Il lavoro come lo conoscevano i nostri genitori (per non parlare dei nostri nonni) ormai non esiste più, e neanche la conclusione del secolo breve è riuscito a bloccare l’incessante evoluzione della tecnologia e, di conseguenza, del mercato del lavoro. Tra crisi economiche endemiche e nuovi orizzonti mediali, il dipendente del terzo millennio non può affidarsi alle sicurezze del passato, ma deve ricostruire la sua identità.
L’orizzonte globale del mercato rende necessario definire nuovi criteri per giudicare il lavoratore perfetto cui tutti dovremmo aspirare. Vediamo allora il decalogo del perfetto dipendente del 21esimo secolo.
1. Padrone della tecnologia: il nuovo paradigma di lavoratore non può prescindere dalla tecnologia, la cui evoluzione ha subito una netta accelerazione negli ultimi 10 anni. Impossibile prescindere oggi da termini come Internet, mobile, cloud, app, Google: imparare a padroneggiare la tecnologia equivale ad aprirsi a un mondo infinito di possibilità, svecchiando la propria identità professionale.
2. Proattivo e ottimista: il lavoratore moderno è affronta le sfide con atteggiamento proattivo, aprendo la mente a nuove soluzioni. Il pensiero laterale e la capacità di agire in multitasking sono due concetti strettamente collegati, imprescindibili per chi si affaccia oggi al mondo del lavoro.
3. Veloce ad adattarsi: il mercato del lavoro somiglia sempre più a una giungla darwinista dove i più veloci ad adattarsi conquistano un vantaggio sugli altri, con maggiori possibilità di sopravvivere ai problemi aziendali. Adattarsi significa abituarsi a un processo di aggiornamento continuo, sia dal punto di vista professionale che umano.
4. Aperto al nuovo: inutile chiudersi nell’orticello delle proprie sicurezze, che inevitabilmente verrà raso al suo dalla prima difficoltà. L’apertura al nuovo (inteso anche come nuovi modi di risolvere i problemi) e l’ottimismo razionale davanti alle sfide regalano un vantaggio competitivo non quantificabile ma decisivo.
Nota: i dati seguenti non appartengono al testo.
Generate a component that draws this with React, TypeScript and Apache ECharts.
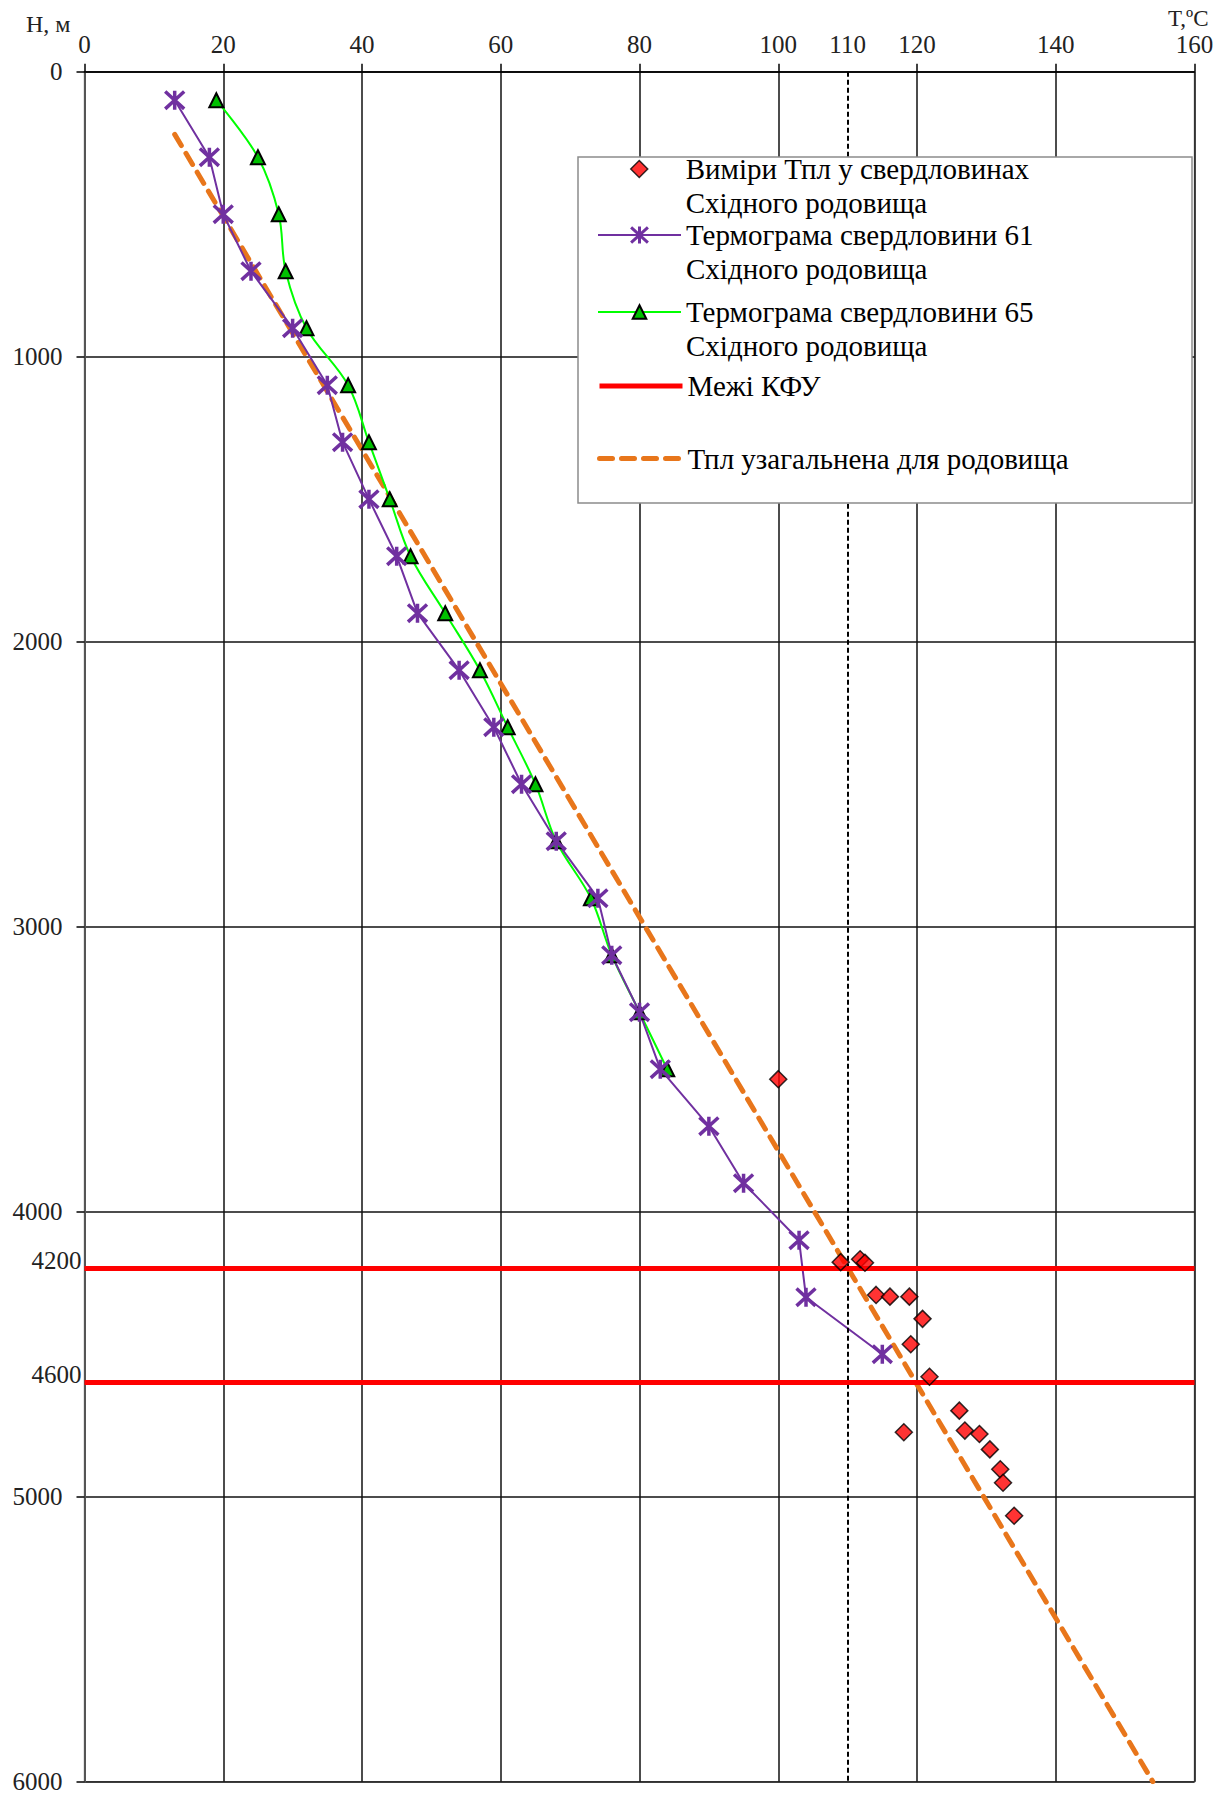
import React, { useEffect, useRef } from "react";
import * as echarts from "echarts";

// Well 61 thermogram (depth, m / temperature, °C)
const depth61 = [100, 300, 500, 700, 900, 1100, 1300, 1500, 1700, 1900, 2100, 2300, 2500, 2700, 2900, 3100, 3300, 3500, 3700, 3900, 4100, 4300, 4500];
const temp61 = [13, 18, 20, 24, 30, 35, 37.2, 41, 45, 48, 54, 59, 63, 68, 74, 76, 80, 83, 90, 95, 103, 104, 115];

// Well 65 thermogram
const depth65 = [100, 300, 500, 700, 900, 1100, 1300, 1500, 1700, 1900, 2100, 2300, 2500, 2700, 2900, 3100, 3300, 3500];
const temp65 = [19, 25, 28, 29, 32, 38, 41, 44, 47, 52, 57, 61, 65, 68, 73, 76, 80, 84];

// Reservoir temperature measurements
const measuredTemp = [100, 109, 111.8, 112.5, 114.1, 116.1, 118.9, 120.8, 119.1, 121.8, 126.1, 118.1, 126.9, 129, 130.5, 132, 132.4, 134];
const measuredDepth = [3535, 4177, 4167, 4179, 4292, 4298, 4298, 4376, 4465, 4579, 4698, 4774, 4768, 4780, 4834, 4904, 4951, 5067];

// Generalised reservoir temperature line
const trendTemp = [13, 154];
const trendDepth = [220, 6000];

// Boundaries and reference temperature
const kfuDepths = [4200, 4600];
const refTemp = 110;

const xAxisTitle = "T,ºC";
const yAxisTitle = "Н, м";

const seriesNames = [
  "Виміри Тпл у свердловинах",
  "Термограма свердловини 61",
  "Термограма свердловини 65",
  "Межі КФУ",
  "Тпл узагальнена для родовища",
];
const legendLabels = [
  "\nВиміри Тпл у свердловинах\nСхідного родовища",
  "\nТермограма свердловини 61\nСхідного родовища",
  "\nТермограма свердловини 65\nСхідного родовища",
  "Межі КФУ",
  "Тпл узагальнена для родовища",
];

const FONT = "'Liberation Serif', 'Times New Roman', serif";
const PURPLE = "#7030A0";
const GREEN_LINE = "#00FF00";
const GREEN_FILL = "#00C000";
const RED = "#FF0000";
const ORANGE = "#E8761B";
const STAR = "path://M0,0 L20,20 M0,20 L20,0 M10,-1 L10,21";
const DIAMOND_ICON = "path://M10,0 L20,10 L10,20 L0,10 Z";

function pairs(xs: number[], ys: number[]) {
  return xs.map((x, i) => [x, ys[i]]);
}

export default function App() {
  const ref = useRef<HTMLDivElement>(null);

  useEffect(() => {
    if (!ref.current) return;
    const chart = echarts.init(ref.current, undefined, { renderer: "svg" });

    const legendBase = {
      orient: "vertical",
      align: "left",
      padding: 0,
      itemWidth: 83,
      itemGap: 0,
      z: 10,
      selectedMode: false,
      symbolKeepAspect: true,
      textStyle: { fontFamily: FONT, fontSize: 29, lineHeight: 34, color: "#000" },
    };
    const legendLefts = [630, 597, 597, 597, 597];
    const legendTops = [118, 184, 261, 369, 441.5];
    const legendItemStyles: any[] = [
      { icon: DIAMOND_ICON, itemStyle: { color: RED, borderColor: "#000", borderWidth: 1.5 } },
      { itemStyle: { color: PURPLE, borderColor: PURPLE, borderWidth: 3 }, lineStyle: { color: PURPLE, width: 2 } },
      { itemStyle: { color: GREEN_FILL, borderColor: "#000", borderWidth: 2 }, lineStyle: { color: GREEN_LINE, width: 2 } },
      { itemStyle: { color: "rgba(0,0,0,0)", borderColor: "rgba(0,0,0,0)", borderWidth: 0 }, lineStyle: { color: RED, width: 5 } },
      { itemStyle: { color: "rgba(0,0,0,0)", borderColor: "rgba(0,0,0,0)", borderWidth: 0 }, lineStyle: { color: ORANGE, width: 5, type: [13, 9], cap: "round" } },
    ];
    const itemHeights = [17, 21, 17, 17, 17];

    const legends = seriesNames.map((name, i) => ({
      ...legendBase,
      left: legendLefts[i],
      top: legendTops[i],
      itemHeight: itemHeights[i],
      data: [{ name, ...legendItemStyles[i] }],
      formatter: () => legendLabels[i],
    }));

    const option: any = {
      animation: false,
      backgroundColor: "#fff",
      textStyle: { fontFamily: FONT },
      grid: {
        left: 84.5,
        top: 71.7,
        width: 1110,
        height: 1710,
        containLabel: false,
        outerBoundsMode: "none",
        show: true,
        borderColor: "#999",
        borderWidth: 1.5,
      },
      xAxis: {
        type: "value",
        position: "top",
        min: 0,
        max: 160,
        interval: 20,
        axisLine: { show: true, lineStyle: { color: "#000", width: 1.5 } },
        axisTick: { show: true, length: 8, lineStyle: { color: "#000", width: 1.5 } },
        axisLabel: {
          fontFamily: FONT,
          fontSize: 25,
          color: "#222",
          margin: 18,
          lineHeight: 18,
          formatter: (v: number) => String(v),
        },
        splitLine: { show: true, lineStyle: { color: "#111", width: 1.5 } },
      },
      yAxis: {
        type: "value",
        inverse: true,
        min: 0,
        max: 6000,
        interval: 1000,
        name: yAxisTitle,
        nameLocation: "start",
        nameGap: 36,
        nameTextStyle: {
          fontFamily: FONT,
          fontSize: 24,
          color: "#222",
          align: "right",
          verticalAlign: "bottom",
          padding: [0, 14, 0, 0],
        },
        axisLine: { show: true, lineStyle: { color: "#555", width: 2 } },
        axisTick: { show: true, length: 8, lineStyle: { color: "#000", width: 1.5 } },
        axisLabel: { fontFamily: FONT, fontSize: 25, color: "#222", margin: 22, formatter: (v: number) => String(v) },
        splitLine: { show: true, lineStyle: { color: "#111", width: 1.5 } },
      },
      legend: legends,
      graphic: [
        {
          type: "rect",
          z: 8,
          shape: { x: 578, y: 157, width: 614, height: 346 },
          style: { fill: "#fff", stroke: "#8c8c8c", lineWidth: 1.5 },
        },
        {
          type: "text",
          z: 8,
          left: 1168,
          top: 7,
          style: { text: xAxisTitle, font: `23px ${FONT}`, lineHeight: 16, fill: "#222" },
        },
      ],
      series: [
        {
          name: "ref110",
          type: "line",
          data: [],
          z: 1,
          markLine: {
            silent: true,
            symbol: ["none", "none"],
            lineStyle: { color: "#000", width: 2, type: [5, 3] },
            label: {
              show: true,
              position: "start",
              formatter: String(refTemp),
              fontFamily: FONT,
              fontSize: 25,
              color: "#222",
              distance: 15,
            },
            data: [{ xAxis: refTemp }],
          },
        },
        {
          name: seriesNames[3],
          type: "line",
          data: [],
          symbol: "none",
          itemStyle: { color: "rgba(0,0,0,0)" },
          lineStyle: { color: RED, width: 5 },
          z: 2,
          markLine: {
            silent: true,
            symbol: ["none", "none"],
            lineStyle: { color: RED, width: 5, type: "solid" },
            label: {
              show: true,
              position: "start",
              formatter: (p: any) => String(p.value),
              fontFamily: FONT,
              fontSize: 25,
              color: "#222",
              distance: 3,
              verticalAlign: "bottom",
              lineHeight: 16,
            },
            data: kfuDepths.map((v) => ({ yAxis: v })),
          },
        },
        {
          name: seriesNames[4],
          type: "line",
          data: pairs(trendTemp, trendDepth),
          symbol: "none",
          itemStyle: { color: "rgba(0,0,0,0)" },
          lineStyle: { color: ORANGE, width: 5, type: [13, 9], cap: "round" },
          z: 3,
        },
        {
          name: seriesNames[2],
          type: "line",
          data: pairs(temp65, depth65),
          smooth: 0.35,
          symbol: "triangle",
          symbolSize: 14,
          itemStyle: { color: GREEN_FILL, borderColor: "#000", borderWidth: 2 },
          lineStyle: { color: GREEN_LINE, width: 2 },
          z: 4,
        },
        {
          name: seriesNames[1],
          type: "line",
          data: pairs(temp61, depth61),
          symbol: STAR,
          symbolSize: 19,
          itemStyle: { color: PURPLE, borderColor: PURPLE, borderWidth: 3.5 },
          lineStyle: { color: PURPLE, width: 2 },
          z: 4,
        },
        {
          name: seriesNames[0],
          type: "scatter",
          data: pairs(measuredTemp, measuredDepth),
          symbol: "diamond",
          symbolKeepAspect: true,
          symbolSize: 17,
          itemStyle: { color: RED, borderColor: "#000", borderWidth: 1.5 },
          z: 5,
        },
      ],
    };

    chart.setOption(option);
    return () => chart.dispose();
  }, []);

  return (
    <div
      ref={ref}
      style={{ position: "absolute", left: 0, top: 0, width: 1219, height: 1794 }}
    />
  );
}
5. Abile nel confronto: nessuno oggi è insostituibile, ma questo non significa certo che ci si debba rassegnare alla perdita del proprio status. Il segreto è nell’accettare la condizione precaria dell’essere umano e dimostrarsi pronti alla sfida professionale, cercando di restare al passo coi tempi per respingere l’assalto delle nuove leve agguerrite.
6. Connesso sempre e ovunque: tempo e spazio non sono più un problema per il lavoratore del terzo millennio, che non deve accontentarsi di essere limitato alle quattro pareti dell’ufficio. Il lavoro ci segue ovunque grazie alla tecnologia, ma questo non è solo un aspetto negativo. L’ufficio deve essere un punto di partenza per la propria crescita e non, come accadeva fino a pochi anni fa, una meta.
7. Parte di un network: le relazioni professionali oggi rispondono a quello che è stato definito “modello LinkedIn”, dal celebre social network dedicato al lavoro. Curare e rimpolpare il proprio network è compito che il dipendente oggi non può trascurare, perché l’orizzonte delle relazioni non si limita più ai colleghi più prossimi ma coinvolge persone da tutto il mondo e spesso da settori molto diversi dal nostro.
8. Team player: un tempo la parcellizzazione delle mansioni faceva sì che ognuno restasse confinato al suo orticello di competenze senza mai osservare fuori dalla finestra. Questo comportamento non è più consentito, e l’approccio collaborativo è fondamentale per superare al meglio le sfide del mercato e della concorrenza. Team player vuol dire proprio questo, rinunciare a una parte di sé per condividerla con chi lavora fianco a fianco con noi (non solo in senso fisico).
9. Fiducioso nel cambiamento: il cambiamento non sempre è negativo, ed è comunque una costante cui ogni lavoratore deve abituarsi. Le aziende cambiano, il mercato cambia, e con essi cambiano anche le figure professionali. Chiudere gli occhi e fingere di non vedere è il modo migliore per morire dal punto di vista lavorativo e ritrovarsi fuori da mercato.
10. Abile nel reinventarsi: chi nasce commercialista muore commercialista? Fino a 20 anni fa questa domanda non aveva neanche senso, mentre oggi la risposta non è più così netta. Iniziare la propria carriera in un certo modo non vuol dire per forza finirla nella stessa posizione o azienda. Sapersi reinventare, specie in caso di perdita del lavoro, è importante per non abbattersi e guarda con rinnovata fiducia al futuro.